Take every line from the first down to the line with "plt.rcParams['font.family'] = ['Liberation" and set it down exactly, without the pictures.

● ● ● ● ● ● ●

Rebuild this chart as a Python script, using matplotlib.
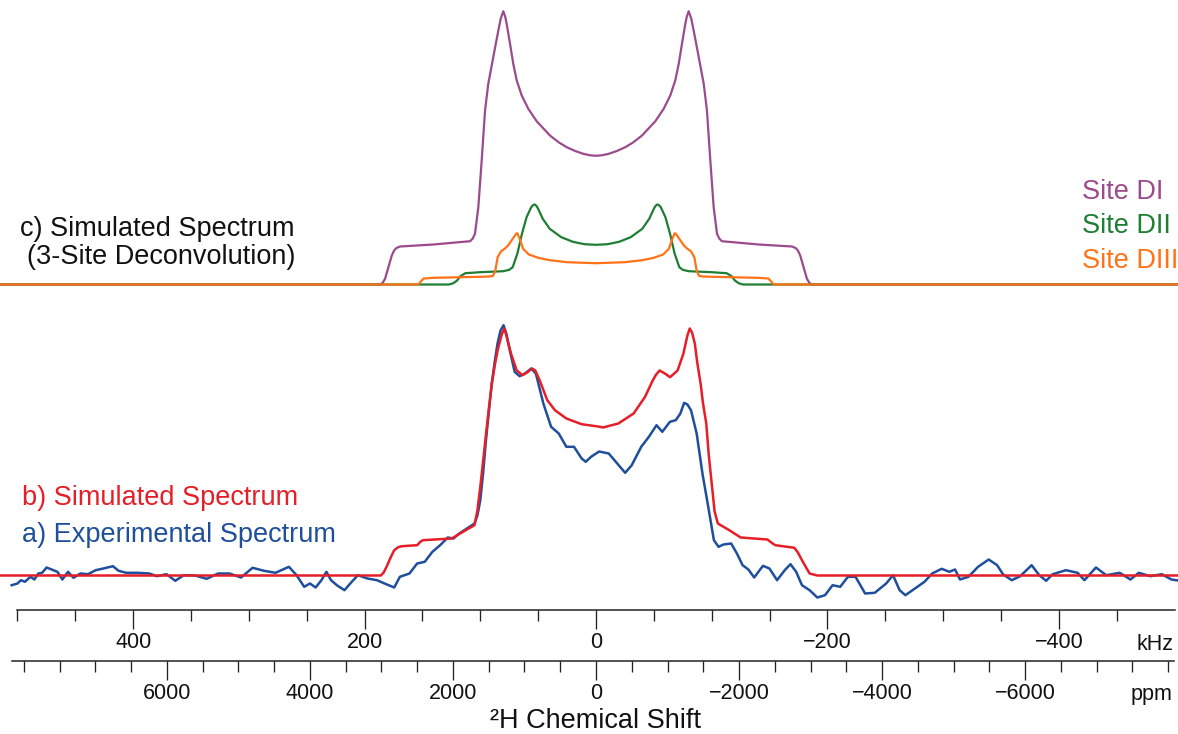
import numpy as np
import matplotlib.pyplot as plt
from matplotlib.ticker import FixedLocator

plt.rcParams['font.family'] = ['Liberation Sans', 'DejaVu Sans']

# ---- data: frequency (kHz) and intensity (a.u.) ----
# c) simulated 3-site deconvolution
di_khz = [515, 186.5, 184.5, 182.3, 179.4, 176.5, 174.5, 172.5, 169.3, 140.5, 108.8,
          106.5, 104.6, 101.7, 98.8, 95.9, 93.1, 88.8, 84.4, 82.3, 80.1, 78.5, 77.2,
          74.3, 71.5, 68.5, 64.2, 58.5, 51.3, 45, 39.8, 32, 25.3, 18, 11, 5, 0,
          -5, -11, -18, -25.3, -32, -39.8, -45, -51.3, -58.5, -64.2, -68.5, -71.5,
          -74.3, -77.2, -78.5, -80.1, -82.3, -84.4, -88.8, -93.1, -95.9, -98.8,
          -101.7, -104.6, -106.5, -108.8, -140.5, -169.3, -172.5, -174.5, -176.5,
          -179.4, -182.3, -184.5, -186.5, -503]
di_int = [0, 0, 1.5, 5.7, 17.3, 29, 34, 36.5, 38, 40, 43.3,
          46, 50.7, 77.3, 124, 174, 200.7, 227.3, 254, 266, 273.3, 268, 260.7,
          240.7, 220.7, 204, 189, 175.7, 163.3, 155.5, 149, 142, 137.3, 133.5, 130.7,
          129.2, 128.7,
          129.2, 130.7, 133.5, 137.3, 142, 149, 155.5, 163.3, 175.7, 189, 204, 220.7,
          240.7, 260.7, 268, 273.3, 266, 254, 227.3, 200.7, 174, 124,
          77.3, 50.7, 46, 43.3, 40, 38, 36.5, 34, 29,
          17.3, 5.7, 1.5, 0, 0]

dii_khz = [515, 127, 123.3, 120, 117.5, 113, 100, 80, 75, 72, 68, 64, 60, 56, 54.5,
           53, 51.5, 50, 46, 40, 30, 20, 10, 0, -10, -20, -30, -40, -46, -50, -51.5,
           -53, -54.5, -56, -60, -64, -68, -72, -75, -80, -100, -113, -117.5, -120,
           -123.3, -127, -503]
dii_int = [0, 0, 1.3, 4, 8, 11.3, 12.3, 13.3, 14.7, 17.3, 30.7, 50.7, 67.3, 77.3, 79.3,
           80, 78.7, 75.7, 65.7, 55.7, 47.3, 42.7, 40.3, 39.7, 40.3, 42.7, 47.3, 55.7,
           65.7, 75.7, 78.7, 80, 79.3, 77.3, 67.3, 50.7, 30.7, 17.3, 14.7, 13.3, 12.3,
           11.3, 8, 4, 1.3, 0, 0]

diii_khz = [515, 155, 153, 151, 149, 140, 100, 92, 89, 87, 85, 82, 79, 76, 72, 69, 68,
            66, 63, 58, 50, 40, 25, 0, -25, -40, -50, -58, -63, -66, -68, -69, -72,
            -76, -79, -82, -85, -87, -89, -92, -100, -140, -149, -151, -153, -155, -503]
diii_int = [0, 0, 0.7, 3.5, 6, 6.7, 7.7, 8, 8.7, 14, 27.3, 33.3, 35.7, 39, 45.7, 50.7,
            51.3, 45.7, 35.7, 30, 26.7, 24.3, 22.3, 21.3, 22.3, 24.3, 26.7, 30, 35.7,
            45.7, 51.3, 50.7, 45.7, 39, 35.7, 33.3, 27.3, 14, 8.7, 8, 7.7, 6.7, 6, 3.5,
            0.7, 0, 0]

# b) simulated spectrum
sim_khz = [515, 186, 183.5, 181, 177.5, 174.4, 171, 167.8, 154.5, 152, 149.6, 124.8,
           115, 105, 102.5, 100, 97.5, 95, 92.5, 90, 87.5, 85, 81.5, 79.2, 77, 73.5,
           68.6, 63.6, 59.5, 55.3, 52.5, 48.7, 42.1, 35.5, 25.6, 12.4, -3.5, -6,
           -19.3, -32.5, -42.4, -49, -52, -55, -59.5, -64, -70.5, -75.5, -79, -81,
           -83, -85.4, -87.5, -90.4, -92.5, -95.3, -97.5, -100.3, -102.5, -105.3,
           -115.2, -125, -148.2, -151.5, -154.9, -171.4, -174.5, -178, -184.6,
           -191.3, -503]
sim_int = [0, 0, 3, 8.7, 18, 25.3, 28.3, 29.3, 30.3, 33.5, 35.3, 37,
           43.7, 50.3, 65, 88.7, 115, 142, 168, 192, 210, 225.3, 241, 247, 238, 222,
           205.3, 200.3, 203, 207, 205, 195.3, 175.3, 165.3, 157, 151.3, 148.7, 148,
           152, 162, 178.7, 195, 201, 205, 202, 198.3, 205, 221.7, 240, 247,
           243, 232, 213, 192, 172, 152, 120, 88.7, 64, 52,
           45.3, 38, 36, 33, 30.3, 27.7, 23, 15.3, 2,
           0, 0]

# a) experimental spectrum
exp_khz = [505, 500, 497, 493.6, 488.7, 485.4, 482, 478.7, 474.8, 470.5, 465.5, 461.2,
           456.3, 451.6, 445.6, 439, 432.4, 425.8, 417.5, 412.6, 405.9, 396, 386.1,
           379.5, 371.2, 363.6, 356.3, 346.4, 336.5, 326.6, 316.7, 306.8, 296.8,
           286.9, 277, 265.4, 258.8, 252.2, 247.2, 242.3, 237.3, 233, 229, 224,
           217.4, 212.4, 205.8, 197.6, 189.3, 182.7, 174.4, 169.5, 161.2, 154.6, 148,
           141.4, 134.7, 128.1, 123.2, 118.2, 111.6, 105, 102.5, 100, 97.5, 95.1, 92.5,
           90.1, 87.5, 85.1, 82.5, 79.9, 77.5, 75.2, 70.3, 66, 61.4, 56, 52, 45.5,
           38.8, 32.2, 25.6, 19, 12.4, 8.9,
           3.9, -2.7, -11, -15.9, -25.2, -30.9, -39.1, -45.7, -52.3, -57.3, -63.9,
           -68.9, -72.9, -76.2, -79, -82.1, -87, -92, -97, -101.9, -105.9, -110.2,
           -116.8, -121.8, -126.7, -131.7, -136.7, -144.3, -149.9, -156.5, -163.1,
           -168.1, -173, -178, -184.6, -191.3, -197.9, -204.5, -211.1, -217.7, -224.3,
           -232.6, -240.9, -250.8, -256.7, -262.4, -267.4, -275.6, -283.9, -290.5,
           -298.8, -305.4, -310.3, -314.6, -321.9, -330.2, -339.4, -346.7, -351.7,
           -359.3, -366.6, -376.5, -383.1, -389, -394.7, -406.2, -416.2, -422.1,
           -432.1, -441, -452.6, -461.9, -469.1, -479.1, -489, -497.3, -505]
exp_int = [-9.7, -8, -4.7, -6.3, -1.3, -4, 2, 2.7, 8, 6, 3.7, -4,
           3.7, -2.3, 2, 1.3, 5.3, 7, 9.3, 4.7, 2.7, 2.7, 2,
           -0.7, 1.3, -5.3, 0.3, 0, -3.3, 2, 2, -2, 7.7,
           4.7, 2.7, 8.7, 0.3, -11.3, -8, -12, -4.7, 3.7, -4.7, -9.7,
           -14.7, -8, 0.3, -3, -4.7, -8, -12, -1.3, 2, 12, 13.7,
           23.7, 30.3, 38, 37, 42, 47, 52, 60, 75.3, 103, 135.3, 165,
           192, 214, 232, 245, 250.3, 242, 228.7, 203.7, 199.3, 202, 207, 202, 172,
           148.7, 142, 128.7, 128.7, 117, 113.7,
           119, 124, 122, 115.3, 102.7, 110.3, 128.7, 138.7, 150.3, 143.7, 153.7,
           155.3, 162, 172.7, 171, 165.3, 142, 102, 68.7, 35.3, 28.7, 31,
           32, 22, 10.3, 6, -2, 9.7, 7, -4.7, 5.3,
           11.3, 3.7, -9.7, -14.7, -22, -19.7, -9.7, -11.3, -1.3, -1.3,
           -18, -17.3, -8, 0.3, -14.7, -19.7, -13, -6.3, 2,
           6.7, 3.7, 6, -4, -1.3, 8.7, 16, 10.3, 1.3,
           -4.7, -0.7, 10.3, 0.3, -5.3, 1.3, 5.3, 2.7, -4.7,
           8, 0.3, 2.7, -4, 2.7, -0.7, 1.3, -4, -5.3]

khz_major = [400, 200, 0, -200, -400]
ppm_major = [6000, 4000, 2000, 0, -2000, -4000, -6000]
larmor_mhz = 61.8  # 2H frequency used for kHz <-> ppm

# ---- colours ----
c_di, c_dii, c_diii = '#9b4b8c', '#1e7e34', '#ff7316'
c_sim, c_exp = '#e61e28', '#1f4f9c'
c_axis = '#222222'
c_text = '#111111'

W, H = 1178, 734
fig = plt.figure(figsize=(W / 100, H / 100), dpi=100)
ax = fig.add_axes([0, 124 / H, 1, 610 / H])
ax.set_xlim(515.1, -503.0)
ax.set_ylim(0, 610)

top_off, bot_off = 325.5, 34.5
ax.plot(di_khz, np.array(di_int) + top_off, color=c_di, lw=1.6)
ax.plot(dii_khz, np.array(dii_int) + top_off, color=c_dii, lw=1.6)
ax.plot(diii_khz, np.array(diii_int) + top_off, color=c_diii, lw=1.6)
ax.plot(exp_khz, np.array(exp_int) + bot_off, color=c_exp, lw=1.8)
ax.plot(sim_khz, np.array(sim_int) + bot_off, color=c_sim, lw=1.8)

# kHz axis
for s in ['top', 'left', 'right']:
    ax.spines[s].set_visible(False)
ax.spines['bottom'].set_bounds(500, -500)
ax.spines['bottom'].set_color(c_axis)
ax.spines['bottom'].set_linewidth(1.1)
ax.set_yticks([])
ax.xaxis.set_major_locator(FixedLocator(khz_major))
ax.xaxis.set_minor_locator(FixedLocator(np.arange(500, -451, -50)))
ax.tick_params(axis='x', which='major', length=13.7, width=0.95, color=c_axis,
               direction='out', pad=2, labelsize=15.5, labelcolor=c_text)
ax.tick_params(axis='x', which='minor', length=7.9, width=0.95, color=c_axis,
               direction='out')

# ppm axis
sec = ax.secondary_xaxis((610 - 661) / 610,
                         functions=(lambda k: k * 1000 / larmor_mhz,
                                    lambda p: p * larmor_mhz / 1000))
sec.spines['bottom'].set_bounds(8170, -8085)
sec.spines['bottom'].set_color(c_axis)
sec.spines['bottom'].set_linewidth(1.1)
sec.xaxis.set_major_locator(FixedLocator(ppm_major))
sec.xaxis.set_minor_locator(FixedLocator(np.arange(8000, -8001, -500)))
sec.tick_params(axis='x', which='major', length=13.7, width=0.95, color=c_axis,
                direction='out', pad=2, labelsize=15.5, labelcolor=c_text)
sec.tick_params(axis='x', which='minor', length=7.9, width=0.95, color=c_axis,
                direction='out')


def ftext(x, y, s, **kw):
    fig.text(x / W, 1 - y / H, s, **kw)


ftext(1174, 650, 'kHz', ha='right', va='baseline', fontsize=15.5, color=c_text)
ftext(1172, 700, 'ppm', ha='right', va='baseline', fontsize=15.5, color=c_text)
ftext(596, 728, '²H Chemical Shift', ha='center', va='baseline', fontsize=19.5,
      color=c_text)

ftext(295, 236, 'c) Simulated Spectrum', ha='right', va='baseline', fontsize=19.5,
      color=c_text)
ftext(295, 263.5, '(3-Site Deconvolution)', ha='right', va='baseline', fontsize=19.5,
      color=c_text)
ftext(1082, 199, 'Site DI', ha='left', va='baseline', fontsize=19.5, color=c_di)
ftext(1082, 233, 'Site DII', ha='left', va='baseline', fontsize=19.5, color=c_dii)
ftext(1082, 267.5, 'Site DIII', ha='left', va='baseline', fontsize=19.5, color=c_diii)
ftext(22, 505, 'b) Simulated Spectrum', ha='left', va='baseline', fontsize=19.5,
      color=c_sim)
ftext(22, 542, 'a) Experimental Spectrum', ha='left', va='baseline', fontsize=19.5,
      color=c_exp)

fig.savefig('out.png', dpi=100, facecolor='white')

● ● ● ● ● ● ●

## Solution
Rebuild this chart as a Python script, using matplotlib.
import numpy as np
import matplotlib.pyplot as plt
from matplotlib.ticker import FixedLocator

plt.rcParams['font.family'] = ['Liberation Sans', 'DejaVu Sans']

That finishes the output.